Set problem> Print exactly the lines from the first one down to the line containing "const colors = ['#66c2a5','#fc8d62'];", both ends included, with no pictures and nothing else.

Data block>

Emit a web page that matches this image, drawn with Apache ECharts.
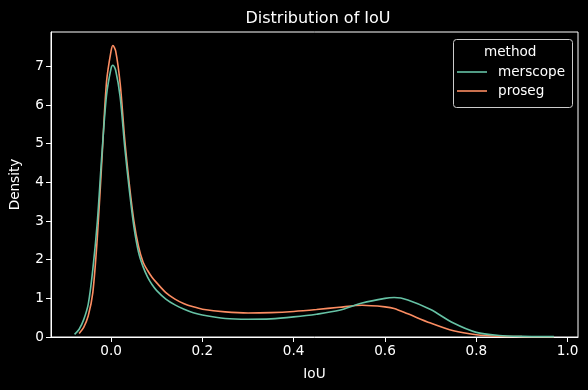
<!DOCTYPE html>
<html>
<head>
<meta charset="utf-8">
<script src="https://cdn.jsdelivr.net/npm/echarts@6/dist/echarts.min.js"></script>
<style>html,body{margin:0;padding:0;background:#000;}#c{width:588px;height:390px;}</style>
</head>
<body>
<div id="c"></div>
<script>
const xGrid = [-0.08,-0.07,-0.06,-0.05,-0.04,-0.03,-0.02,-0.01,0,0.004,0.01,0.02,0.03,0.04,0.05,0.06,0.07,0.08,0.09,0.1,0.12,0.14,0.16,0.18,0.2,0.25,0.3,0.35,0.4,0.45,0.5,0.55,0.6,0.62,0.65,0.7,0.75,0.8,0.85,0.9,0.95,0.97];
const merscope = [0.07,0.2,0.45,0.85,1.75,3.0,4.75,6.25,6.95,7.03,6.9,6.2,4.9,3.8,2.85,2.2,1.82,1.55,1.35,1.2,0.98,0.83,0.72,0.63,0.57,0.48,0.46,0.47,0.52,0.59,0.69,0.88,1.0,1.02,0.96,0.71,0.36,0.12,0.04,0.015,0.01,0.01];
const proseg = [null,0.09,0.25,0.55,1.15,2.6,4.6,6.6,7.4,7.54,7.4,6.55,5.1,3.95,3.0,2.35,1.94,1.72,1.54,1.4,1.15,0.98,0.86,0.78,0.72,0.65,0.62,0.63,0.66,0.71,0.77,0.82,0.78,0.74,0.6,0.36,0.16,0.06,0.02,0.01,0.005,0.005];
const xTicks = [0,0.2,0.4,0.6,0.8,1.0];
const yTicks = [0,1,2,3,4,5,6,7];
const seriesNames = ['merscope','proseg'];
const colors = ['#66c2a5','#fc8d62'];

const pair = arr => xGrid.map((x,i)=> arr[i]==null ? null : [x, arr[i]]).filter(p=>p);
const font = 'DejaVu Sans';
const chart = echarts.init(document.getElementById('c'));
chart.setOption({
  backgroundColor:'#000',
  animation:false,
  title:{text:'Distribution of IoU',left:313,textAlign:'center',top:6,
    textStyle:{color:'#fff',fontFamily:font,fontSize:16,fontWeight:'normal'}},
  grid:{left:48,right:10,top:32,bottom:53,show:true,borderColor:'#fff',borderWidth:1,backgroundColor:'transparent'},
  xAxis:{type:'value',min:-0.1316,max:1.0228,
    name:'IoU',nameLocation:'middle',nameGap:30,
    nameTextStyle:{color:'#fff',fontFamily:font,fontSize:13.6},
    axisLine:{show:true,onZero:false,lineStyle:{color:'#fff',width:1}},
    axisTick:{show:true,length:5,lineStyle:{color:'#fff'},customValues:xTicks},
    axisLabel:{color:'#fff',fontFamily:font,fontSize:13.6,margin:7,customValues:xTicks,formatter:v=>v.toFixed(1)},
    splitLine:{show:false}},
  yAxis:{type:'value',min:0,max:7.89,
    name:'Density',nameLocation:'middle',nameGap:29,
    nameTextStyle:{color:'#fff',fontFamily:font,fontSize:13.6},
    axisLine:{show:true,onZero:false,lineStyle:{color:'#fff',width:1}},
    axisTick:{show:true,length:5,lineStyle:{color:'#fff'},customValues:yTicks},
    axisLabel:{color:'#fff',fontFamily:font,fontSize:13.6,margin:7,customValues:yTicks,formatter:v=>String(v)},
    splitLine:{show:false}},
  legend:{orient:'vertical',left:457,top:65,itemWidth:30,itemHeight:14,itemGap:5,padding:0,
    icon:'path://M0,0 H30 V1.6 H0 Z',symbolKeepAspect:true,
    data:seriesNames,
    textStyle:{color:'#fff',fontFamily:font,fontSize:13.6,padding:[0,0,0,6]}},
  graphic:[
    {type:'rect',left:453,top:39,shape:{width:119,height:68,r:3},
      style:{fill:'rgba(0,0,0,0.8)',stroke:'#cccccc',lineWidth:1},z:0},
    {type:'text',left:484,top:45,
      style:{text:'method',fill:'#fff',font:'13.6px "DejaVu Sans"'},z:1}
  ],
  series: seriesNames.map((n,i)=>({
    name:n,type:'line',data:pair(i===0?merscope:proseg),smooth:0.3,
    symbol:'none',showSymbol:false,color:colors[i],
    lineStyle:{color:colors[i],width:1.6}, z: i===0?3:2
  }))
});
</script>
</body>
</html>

Solution>
Emit a web page that matches this image, drawn with Apache ECharts.
<!DOCTYPE html>
<html>
<head>
<meta charset="utf-8">
<script src="https://cdn.jsdelivr.net/npm/echarts@6/dist/echarts.min.js"></script>
<style>html,body{margin:0;padding:0;background:#000;}#c{width:588px;height:390px;}</style>
</head>
<body>
<div id="c"></div>
<script>
const xGrid = [-0.08,-0.07,-0.06,-0.05,-0.04,-0.03,-0.02,-0.01,0,0.004,0.01,0.02,0.03,0.04,0.05,0.06,0.07,0.08,0.09,0.1,0.12,0.14,0.16,0.18,0.2,0.25,0.3,0.35,0.4,0.45,0.5,0.55,0.6,0.62,0.65,0.7,0.75,0.8,0.85,0.9,0.95,0.97];
const merscope = [0.07,0.2,0.45,0.85,1.75,3.0,4.75,6.25,6.95,7.03,6.9,6.2,4.9,3.8,2.85,2.2,1.82,1.55,1.35,1.2,0.98,0.83,0.72,0.63,0.57,0.48,0.46,0.47,0.52,0.59,0.69,0.88,1.0,1.02,0.96,0.71,0.36,0.12,0.04,0.015,0.01,0.01];
const proseg = [null,0.09,0.25,0.55,1.15,2.6,4.6,6.6,7.4,7.54,7.4,6.55,5.1,3.95,3.0,2.35,1.94,1.72,1.54,1.4,1.15,0.98,0.86,0.78,0.72,0.65,0.62,0.63,0.66,0.71,0.77,0.82,0.78,0.74,0.6,0.36,0.16,0.06,0.02,0.01,0.005,0.005];
const xTicks = [0,0.2,0.4,0.6,0.8,1.0];
const yTicks = [0,1,2,3,4,5,6,7];
const seriesNames = ['merscope','proseg'];
const colors = ['#66c2a5','#fc8d62'];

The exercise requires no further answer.